Но принц Карл жил во дворце, а Бирон в частном доме, и, как ни старался последний вместе с Симолиным уговорить дворянство, чтоб оно потребовало у принца Карла очищения дворца и в то же время обратилось к императрице с просьбою о защите, дворянство никак не соглашалось. «Поелику, — писал Симолин, — вперены у них законы их, прямым нарушением которых они и сей пункт разумеют». 15 апреля собрались к принцу Карлу из деревень его приверженцы, человек 18; вечером он со всеми ними ужинал у Старостины Корф, где и простился с ними, уверяя в скором своем возвращении и уговаривая остаться ему верными, а на другой день рано утром выехал в Варшаву со всем двором, оставя для охранения своих интересов двоих польских сенаторов Платера и Липского. Как только Симолин узнал об отъезде принца Карла, то немедленно послал подполковника Шредера занять дворец, что и было исполнено, а 14 июля уехали сенаторы Платер и Липский. Место для Бирона было совершенно очищено.

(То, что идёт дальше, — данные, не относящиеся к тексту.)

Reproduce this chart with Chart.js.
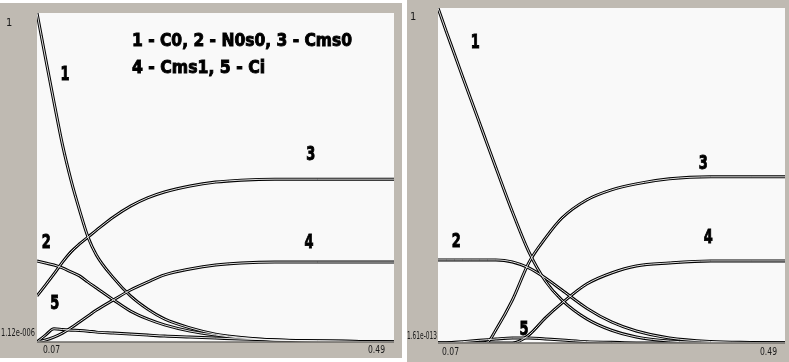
<!DOCTYPE html>
<html>
<head>
<meta charset="utf-8">
<script src="https://cdn.jsdelivr.net/npm/chart.js@4.4.1/dist/chart.umd.min.js"></script>
<style>
    body { margin: 0; background: #ffffff; width: 789px; height: 362px; overflow: hidden; }
    .panel { position: absolute; background: rgb(191, 186, 178); }
    #leftPanel { left: 0; top: 3px; width: 402px; height: 355px; }
    #rightPanel { left: 407px; top: 0; width: 382px; height: 362px; }
</style>
</head>
<body>
<div class="panel" id="leftPanel"><canvas id="leftChart" width="402" height="355"></canvas></div>
<div class="panel" id="rightPanel"><canvas id="rightChart" width="382" height="362"></canvas></div>
<script>
// time grid shared by both runs
const xs = [0.07, 0.08, 0.09, 0.10, 0.11, 0.12, 0.13, 0.14, 0.16, 0.18, 0.20, 0.22, 0.25, 0.28, 0.31, 0.35, 0.40, 0.45, 0.49];

// left run
const c0Left   = [1.0, 0.863, 0.729, 0.599, 0.492, 0.401, 0.319, 0.264, 0.195, 0.140, 0.100, 0.070, 0.043, 0.024, 0.014, 0.006, 0.003, 0.0015, 0.0];
const nos0Left = [0.246, 0.240, 0.234, 0.225, 0.213, 0.201, 0.182, 0.164, 0.128, 0.094, 0.070, 0.052, 0.033, 0.021, 0.012, 0.006, 0.003, 0.0015, 0.0];
const cms0Left = [0.140, 0.173, 0.207, 0.243, 0.274, 0.298, 0.319, 0.340, 0.380, 0.413, 0.438, 0.456, 0.474, 0.486, 0.492, 0.495, 0.495, 0.495, 0.495];
const cms1Left = [0.0, 0.006, 0.015, 0.027, 0.043, 0.061, 0.079, 0.097, 0.128, 0.158, 0.182, 0.204, 0.222, 0.234, 0.240, 0.243, 0.243, 0.243, 0.243];
const ciLeft   = [0.0, 0.021, 0.040, 0.038, 0.036, 0.035, 0.033, 0.030, 0.027, 0.024, 0.021, 0.018, 0.015, 0.012, 0.009, 0.006, 0.003, 0.0015, 0.0];

// right run
const c0Right   = [1.0, 0.930, 0.862, 0.793, 0.726, 0.659, 0.591, 0.524, 0.392, 0.272, 0.185, 0.128, 0.072, 0.038, 0.018, 0.006, 0.0015, 0.0, 0.0];
const nos0Right = [0.248, 0.248, 0.248, 0.248, 0.248, 0.248, 0.248, 0.248, 0.242, 0.224, 0.194, 0.158, 0.104, 0.063, 0.036, 0.015, 0.0045, 0.0015, 0.0];
const cms0Right = [0.0, 0.0, 0.0, 0.0, 0.0, 0.0, 0.003, 0.039, 0.128, 0.240, 0.313, 0.373, 0.427, 0.457, 0.475, 0.490, 0.496, 0.496, 0.496];
const cms1Right = [0.0, 0.0, 0.0, 0.0, 0.0, 0.0, 0.0, 0.0, 0.0, 0.024, 0.075, 0.119, 0.176, 0.209, 0.230, 0.239, 0.245, 0.245, 0.245];
const ciRight   = [0.0, 0.0, 0.002, 0.004, 0.006, 0.008, 0.010, 0.012, 0.015, 0.015, 0.012, 0.009, 0.004, 0.002, 0.0, 0.0, 0.0, 0.0, 0.0];

// axis tick texts
const xTickLabels = ["0.07", "0.49"];
const leftYTickLabels = ["1", "1.12e-006"];
const rightYTickLabels = ["1", "1.61e-013"];

// curve numbers and where they sit (data coords)
const curveNames = ["1", "2", "3", "4", "5"];
const leftNamePos = [[0.103, 0.812], [0.081, 0.301], [0.392, 0.568], [0.390, 0.301], [0.091, 0.116]];
const rightNamePos = [[0.115, 0.896], [0.092, 0.301], [0.391, 0.534], [0.397, 0.313], [0.174, 0.039]];

const legendLines = ["1 - C0, 2 - N0s0, 3 - Cms0", "4 - Cms1, 5 - Ci"];

const boldFont = '"Liberation Sans Narrow", "DejaVu Sans Condensed", sans-serif';

function toPoints(ys) {
    return xs.map((x, i) => ({ x: x, y: ys[i] }));
}

// every curve is stroked black and then split by a thin light line, giving the doubled trace
function buildDatasets(seriesList) {
    const sets = [];
    seriesList.forEach((ys) => {
        sets.push({
            data: toPoints(ys),
            borderColor: "#000000",
            borderWidth: 3,
            pointRadius: 0,
            cubicInterpolationMode: "monotone",
            order: 2,
        });
        sets.push({
            data: toPoints(ys),
            borderColor: "rgba(250, 250, 250, 0.9)",
            borderWidth: 1,
            pointRadius: 0,
            cubicInterpolationMode: "monotone",
            order: 1,
        });
    });
    return sets;
}

const plotBackground = {
    id: "plotBackground",
    beforeDatasetsDraw(chart) {
        const { ctx, chartArea } = chart;
        ctx.save();
        ctx.fillStyle = "#f9f9f9";
        ctx.fillRect(chartArea.left, chartArea.top, chartArea.right - chartArea.left, chartArea.bottom - chartArea.top);
        ctx.restore();
    },
    afterDatasetsDraw(chart) {
        const { ctx, chartArea } = chart;
        ctx.save();
        ctx.strokeStyle = "#6d6a66";
        ctx.lineWidth = 1.5;
        ctx.beginPath();
        ctx.moveTo(chartArea.left, chartArea.bottom);
        ctx.lineTo(chartArea.right, chartArea.bottom);
        ctx.stroke();
        ctx.restore();
    },
};

// bold text with an extra outline so it reads as heavy as a black face
function heavyText(ctx, text, x, y, maxWidth) {
    ctx.fillText(text, x, y, maxWidth);
    ctx.strokeText(text, x, y, maxWidth);
}

const textLayer = {
    id: "textLayer",
    afterDraw(chart, args, opts) {
        const { ctx, chartArea, scales } = chart;
        ctx.save();
        ctx.fillStyle = "#1a1a1a";
        ctx.textBaseline = "middle";
        ctx.font = '11px "Liberation Sans Narrow", "DejaVu Sans Condensed", sans-serif';

        // y range texts in the left margin
        ctx.textAlign = "left";
        ctx.fillText(opts.yTicks[0], opts.yTopPos[0], opts.yTopPos[1]);
        ctx.fillText(opts.yTicks[1], opts.yBottomPos[0], opts.yBottomPos[1], opts.yBottomPos[2]);

        // x range texts under the plot
        ctx.fillText(xTickLabels[0], chartArea.left + opts.xLeftInset, chartArea.bottom + opts.xDrop, 17);
        ctx.textAlign = "right";
        ctx.fillText(xTickLabels[1], chartArea.right - opts.xRightInset, chartArea.bottom + opts.xDrop, 17);

        // curve numbers
        ctx.fillStyle = "#000000";
        ctx.strokeStyle = "#000000";
        ctx.lineWidth = 0.9;
        ctx.textAlign = "center";
        ctx.font = "bold 19px " + boldFont;
        opts.names.forEach((p, i) => {
            heavyText(ctx, curveNames[i], scales.x.getPixelForValue(p[0]), scales.y.getPixelForValue(p[1]), 9);
        });

        if (opts.legend) {
            ctx.textAlign = "left";
            ctx.textBaseline = "alphabetic";
            ctx.font = "bold 18px " + boldFont;
            heavyText(ctx, legendLines[0], 132, 43, 220);
            heavyText(ctx, legendLines[1], 132, 70, 133);
        }
        ctx.restore();
    },
};

function makeChart(id, seriesList, padding, textOpts) {
    return new Chart(document.getElementById(id).getContext("2d"), {
        type: "line",
        data: { datasets: buildDatasets(seriesList) },
        options: {
            responsive: false,
            animation: false,
            layout: { padding: padding },
            scales: {
                x: { type: "linear", min: 0.07, max: 0.49, display: false },
                y: { min: 0, max: 1, display: false },
            },
            plugins: {
                legend: { display: false },
                tooltip: { enabled: false },
                textLayer: textOpts,
            },
        },
        plugins: [plotBackground, textLayer],
    });
}

makeChart("leftChart", [c0Left, nos0Left, cms0Left, cms1Left, ciLeft],
    { left: 37, top: 10, right: 8, bottom: 16 },
    {
        yTicks: leftYTickLabels,
        yTopPos: [6, 20],
        yBottomPos: [1, 330, 34],
        xLeftInset: 6,
        xRightInset: 9,
        xDrop: 8,
        names: leftNamePos,
        legend: true,
    });

makeChart("rightChart", [c0Right, nos0Right, cms0Right, cms1Right, ciRight],
    { left: 31, top: 8, right: 4, bottom: 19 },
    {
        yTicks: rightYTickLabels,
        yTopPos: [3, 17],
        yBottomPos: [0, 336, 30],
        xLeftInset: 4,
        xRightInset: 8,
        xDrop: 9,
        names: rightNamePos,
        legend: false,
    });
</script>
</body>
</html>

Разумеется, эти явления производили все большее и большее раздражение между русским и польским дворами. 21 февраля Екатерина писала Воронцову: «Надлежит писать к графу Кейзерлингу, что я при теперешних обстоятельствах с великим удивлением слышу, что при польских близ Курляндии и Лифляндии границах собирается войско, что на то я индифферентными глазами смотреть не буду и терпеть не могу, чтоб присвоил себе оный двор выйтить из узаконений своего королевства, которые королю не позволяют без сейма собирать на чужой границе войско, а если оное собрание войск целит обеспокоить законного курляндского герцога Эрнеста-Иоганна, то я им объявляю, что я королевскую власть без сейма над оным не признаю и все, что без республики сделано будет в оном деле, прииму как нарушение польской вольности, которой гарантию я имею и защищать намерена, а герцога Эрнеста-Иоганна в свое покровительство принимаю как беззаконно утесненного владетеля».

Август III прислал в Москву уполномоченного для ходатайства за сына у императрицы, но этому уполномоченному — Борху — не позволили ни представиться императрице, ни вступать в переговоры с канцлером или вице-канцлером. Курляндские дела были дела чисто польские; но Борх не мог быть допущен в качестве уполномоченного Августа III как польского короля, ибо у России с Польшею не было непосредственных сношений вследствие того, что республика не признавала императорского титула русских государей; в качестве же саксонского министра Борх не мог быть допущен до переговоров о курляндских делах, ибо саксонскому курфюрсту не было никакого дела до Курляндии. 24 февраля Екатерина писала Воронцову: «Можно г. Борху сказать, что все оные труды лишни, что я не переменю своих сентиментов по курляндским делам, понеже они основаны на справедливости; что его (Борха) персона приятна мне, а его комиссия весьма не такова, что удивительна слепость его короля, который, любя сына, нарушает правосудие и узаконения своего королевства и, что того удивительнее, везде упоминает, будто по научениям чьим-либо поступаю. Можете ему сказать, что уже приходит моему достоинству противно оное дело более трактовать en avocat и что твердо намерена сутенировать то, что я начала всеми от Бога мне данными способами».